Exercise details: Retype only what runs from the first line of the listing to the line holding "const lowerMarkerY = [0.53, 0.53];", both included. Do not retype the pictures.

Stored data:
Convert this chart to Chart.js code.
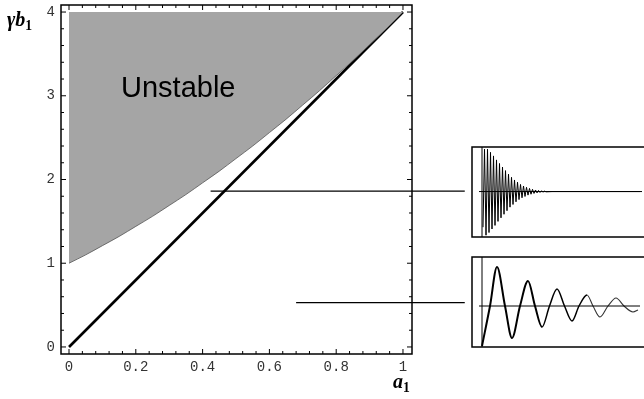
<!DOCTYPE html>
<html>
<head>
<meta charset="utf-8">
<script src="https://cdn.jsdelivr.net/npm/chart.js@4"></script>
<style>
  html, body { margin: 0; padding: 0; background: #fff; overflow: hidden; }
  #wrap { position: relative; width: 644px; height: 399px; }
  canvas { position: absolute; }
  .lbl { position: absolute; white-space: nowrap; color: #000; line-height: 1; }
  .math { font-family: "Liberation Serif", "DejaVu Serif", serif; font-weight: bold; font-style: italic; }
  .math .s { font-size: 0.68em; position: relative; top: 0.28em; font-style: normal; }
</style>
</head>
<body>
<div id="wrap">
  <canvas id="main" width="644" height="399" style="left:0;top:0"></canvas>
  <canvas id="inset1" width="180" height="92" style="left:471px;top:146px"></canvas>
  <canvas id="inset2" width="180" height="92" style="left:471px;top:256px"></canvas>
  <div class="lbl math" style="left:7px;top:9px;font-size:20px">γb<span class="s">1</span></div>
  <div class="lbl math" style="left:393px;top:371px;font-size:20px">a<span class="s">1</span></div>
  <div class="lbl" style="left:121px;top:73px;font-size:29px;font-family:'Liberation Sans',Arial,sans-serif">Unstable</div>
</div>
<script>
// main plot data
const a1Values = [0, 0.05, 0.1, 0.15, 0.2, 0.25, 0.3, 0.35, 0.4, 0.45, 0.5,
                  0.55, 0.6, 0.65, 0.7, 0.75, 0.8, 0.85, 0.9, 0.95, 1];
const boundaryValues = [1.00, 1.10, 1.21, 1.32, 1.44, 1.56, 1.69, 1.82, 1.96, 2.10, 2.25,
                        2.40, 2.56, 2.72, 2.89, 3.06, 3.24, 3.42, 3.61, 3.80, 4.00];
const diagonalX = [0, 1];
const diagonalY = [0, 4];
const upperMarkerX = [0.424, 1.185];
const upperMarkerY = [1.86, 1.86];
const lowerMarkerX = [0.68, 1.185];
const lowerMarkerY = [0.53, 0.53];

const xMajorTicks = [0, 0.2, 0.4, 0.6, 0.8, 1];
const xMinorTicks = [0.04, 0.08, 0.12, 0.16, 0.24, 0.28, 0.32, 0.36, 0.44, 0.48, 0.52, 0.56,
                     0.64, 0.68, 0.72, 0.76, 0.84, 0.88, 0.92, 0.96];
const yMajorTicks = [0, 1, 2, 3, 4];
const yMinorTicks = [0.2, 0.4, 0.6, 0.8, 1.2, 1.4, 1.6, 1.8, 2.2, 2.4, 2.6, 2.8,
                     3.2, 3.4, 3.6, 3.8];

// inset 1: fast decaying oscillation
const fastTimes = [1, 2.5, 4, 5.5, 7, 8.5, 10, 11.5, 13, 14.5, 16, 17.5, 19, 20.5, 22, 23.5,
                   25, 26.5, 28, 29.5, 31, 32.5, 34, 35.5, 37, 38.5, 40, 41.5, 43, 44.5,
                   46, 47.5, 49, 50.5, 52, 53.5, 55, 56.5, 58, 59.5, 61, 62.5, 64, 70, 160];
const fastValues = [-0.8, 0.95, -0.98, 0.95, -0.92, 0.88, -0.84, 0.8, -0.76, 0.71,
                    -0.67, 0.63, -0.59, 0.55, -0.51, 0.47, -0.43, 0.39, -0.35, 0.32,
                    -0.29, 0.26, -0.23, 0.21, -0.18, 0.16, -0.14, 0.125, -0.11, 0.095,
                    -0.08, 0.07, -0.06, 0.05, -0.042, 0.035, -0.03, 0.025, -0.02, 0.016,
                    -0.012, 0.009, -0.006, 0, 0];

// inset 2: slow decaying oscillation
const slowTimes = [0, 8, 15, 23, 30, 38, 46, 53, 60, 67.5, 75, 82.5, 90, 97, 105, 111,
                   118, 126, 134, 142, 151, 156];
const slowValues = [-1.0, 0, 0.975, 0, -0.8, 0, 0.625, 0, -0.525, 0, 0.425, 0, -0.375, 0,
                    0.275, 0, -0.275, 0, 0.2, 0, -0.15, -0.1];

const toPoints = (xs, ys) => xs.map((x, i) => ({ x: x, y: ys[i] }));

// frame and inward tick marks, Mathematica style
const frameTicks = {
  id: 'frameTicks',
  afterDraw(chart) {
    const { ctx, chartArea: a, scales } = chart;
    ctx.save();
    ctx.strokeStyle = '#000';
    ctx.lineWidth = 1;
    const tick = (px, len, horizontal) => {
      ctx.beginPath();
      if (horizontal) {
        ctx.moveTo(px, a.bottom); ctx.lineTo(px, a.bottom - len);
        ctx.moveTo(px, a.top); ctx.lineTo(px, a.top + len);
      } else {
        ctx.moveTo(a.left, px); ctx.lineTo(a.left + len, px);
        ctx.moveTo(a.right, px); ctx.lineTo(a.right - len, px);
      }
      ctx.stroke();
    };
    xMajorTicks.forEach(v => tick(scales.x.getPixelForValue(v), 5, true));
    xMinorTicks.forEach(v => tick(scales.x.getPixelForValue(v), 3, true));
    yMajorTicks.forEach(v => tick(scales.y.getPixelForValue(v), 5, false));
    yMinorTicks.forEach(v => tick(scales.y.getPixelForValue(v), 3, false));
    ctx.lineWidth = 1.5;
    ctx.strokeRect(a.left, a.top, a.right - a.left, a.bottom - a.top);
    ctx.restore();
  }
};

const boxFrame = {
  id: 'boxFrame',
  afterDraw(chart) {
    const { ctx, chartArea: a } = chart;
    ctx.save();
    ctx.strokeStyle = '#000';
    ctx.lineWidth = 1.5;
    ctx.strokeRect(a.left, a.top, a.right - a.left, a.bottom - a.top);
    ctx.restore();
  }
};

new Chart(document.getElementById('main'), {
  type: 'line',
  data: {
    datasets: [
      {
        data: toPoints(a1Values, boundaryValues),
        borderColor: '#555',
        borderWidth: 0.8,
        backgroundColor: '#a5a5a5',
        fill: { value: 4 },
        cubicInterpolationMode: 'monotone',
        pointRadius: 0
      },
      {
        data: toPoints(diagonalX, diagonalY),
        borderColor: '#000',
        borderWidth: 2.6,
        pointRadius: 0
      },
      {
        data: toPoints(upperMarkerX, upperMarkerY),
        borderColor: '#000',
        borderWidth: 1.3,
        pointRadius: 0,
        clip: false
      },
      {
        data: toPoints(lowerMarkerX, lowerMarkerY),
        borderColor: '#000',
        borderWidth: 1.3,
        pointRadius: 0,
        clip: false
      }
    ]
  },
  options: {
    responsive: false,
    animation: false,
    devicePixelRatio: 1,
    layout: { padding: { left: 0, top: 5, right: 232, bottom: 0 } },
    plugins: { legend: { display: false }, tooltip: { enabled: false } },
    scales: {
      x: {
        type: 'linear',
        min: -0.024,
        max: 1.027,
        afterBuildTicks: s => { s.ticks = xMajorTicks.map(v => ({ value: v })); },
        afterFit: s => { s.height = 45; s.paddingLeft = 0; s.paddingRight = 0; },
        grid: { display: false, drawTicks: false },
        border: { display: false },
        ticks: {
          autoSkip: false,
          maxRotation: 0,
          padding: 5,
          color: '#333',
          font: { family: 'Liberation Mono', size: 14 },
          callback: v => String(v)
        }
      },
      y: {
        type: 'linear',
        min: -0.084,
        max: 4.084,
        afterBuildTicks: s => { s.ticks = yMajorTicks.map(v => ({ value: v })); },
        afterFit: s => { s.width = 61; s.paddingTop = 0; s.paddingBottom = 0; },
        grid: { display: false, drawTicks: false },
        border: { display: false },
        ticks: {
          padding: 6,
          color: '#333',
          font: { family: 'Liberation Mono', size: 14 },
          callback: v => String(v)
        }
      }
    }
  },
  plugins: [frameTicks]
});

function insetChart(id, times, values, yMin, yMax, lineOpts) {
  return new Chart(document.getElementById(id), {
    type: 'line',
    data: {
      datasets: [
        {
          data: [{ x: 0, y: yMin }, { x: 0, y: yMax }],
          borderColor: '#000',
          borderWidth: 1,
          pointRadius: 0
        },
        {
          data: [{ x: -3, y: 0 }, { x: 158, y: 0 }],
          borderColor: '#000',
          borderWidth: 1,
          pointRadius: 0
        },
        Object.assign({
          data: toPoints(times, values),
          borderColor: '#000',
          pointRadius: 0
        }, lineOpts)
      ]
    },
    options: {
      responsive: false,
      animation: false,
      devicePixelRatio: 1,
      layout: { padding: 1 },
      plugins: { legend: { display: false }, tooltip: { enabled: false } },
      scales: {
        x: { type: 'linear', min: -10, max: 168, display: false },
        y: { type: 'linear', min: yMin, max: yMax, display: false }
      }
    },
    plugins: [boxFrame]
  });
}

insetChart('inset1', fastTimes, fastValues, -1.02, 1.0, { borderWidth: 1 });
insetChart('inset2', slowTimes, slowValues, -1.025, 1.225, {
  borderWidth: 1.6,
  cubicInterpolationMode: 'monotone',
  segment: {
    borderWidth: c => (c.p0DataIndex < 8 ? 2 : c.p0DataIndex < 14 ? 1.5 : 1.1),
    borderColor: c => (c.p0DataIndex < 14 ? '#000' : '#333')
  }
});
</script>
</body>
</html>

Expected answer:
Convert this chart to Chart.js code.
<!DOCTYPE html>
<html>
<head>
<meta charset="utf-8">
<script src="https://cdn.jsdelivr.net/npm/chart.js@4"></script>
<style>
  html, body { margin: 0; padding: 0; background: #fff; overflow: hidden; }
  #wrap { position: relative; width: 644px; height: 399px; }
  canvas { position: absolute; }
  .lbl { position: absolute; white-space: nowrap; color: #000; line-height: 1; }
  .math { font-family: "Liberation Serif", "DejaVu Serif", serif; font-weight: bold; font-style: italic; }
  .math .s { font-size: 0.68em; position: relative; top: 0.28em; font-style: normal; }
</style>
</head>
<body>
<div id="wrap">
  <canvas id="main" width="644" height="399" style="left:0;top:0"></canvas>
  <canvas id="inset1" width="180" height="92" style="left:471px;top:146px"></canvas>
  <canvas id="inset2" width="180" height="92" style="left:471px;top:256px"></canvas>
  <div class="lbl math" style="left:7px;top:9px;font-size:20px">γb<span class="s">1</span></div>
  <div class="lbl math" style="left:393px;top:371px;font-size:20px">a<span class="s">1</span></div>
  <div class="lbl" style="left:121px;top:73px;font-size:29px;font-family:'Liberation Sans',Arial,sans-serif">Unstable</div>
</div>
<script>
// main plot data
const a1Values = [0, 0.05, 0.1, 0.15, 0.2, 0.25, 0.3, 0.35, 0.4, 0.45, 0.5,
                  0.55, 0.6, 0.65, 0.7, 0.75, 0.8, 0.85, 0.9, 0.95, 1];
const boundaryValues = [1.00, 1.10, 1.21, 1.32, 1.44, 1.56, 1.69, 1.82, 1.96, 2.10, 2.25,
                        2.40, 2.56, 2.72, 2.89, 3.06, 3.24, 3.42, 3.61, 3.80, 4.00];
const diagonalX = [0, 1];
const diagonalY = [0, 4];
const upperMarkerX = [0.424, 1.185];
const upperMarkerY = [1.86, 1.86];
const lowerMarkerX = [0.68, 1.185];
const lowerMarkerY = [0.53, 0.53];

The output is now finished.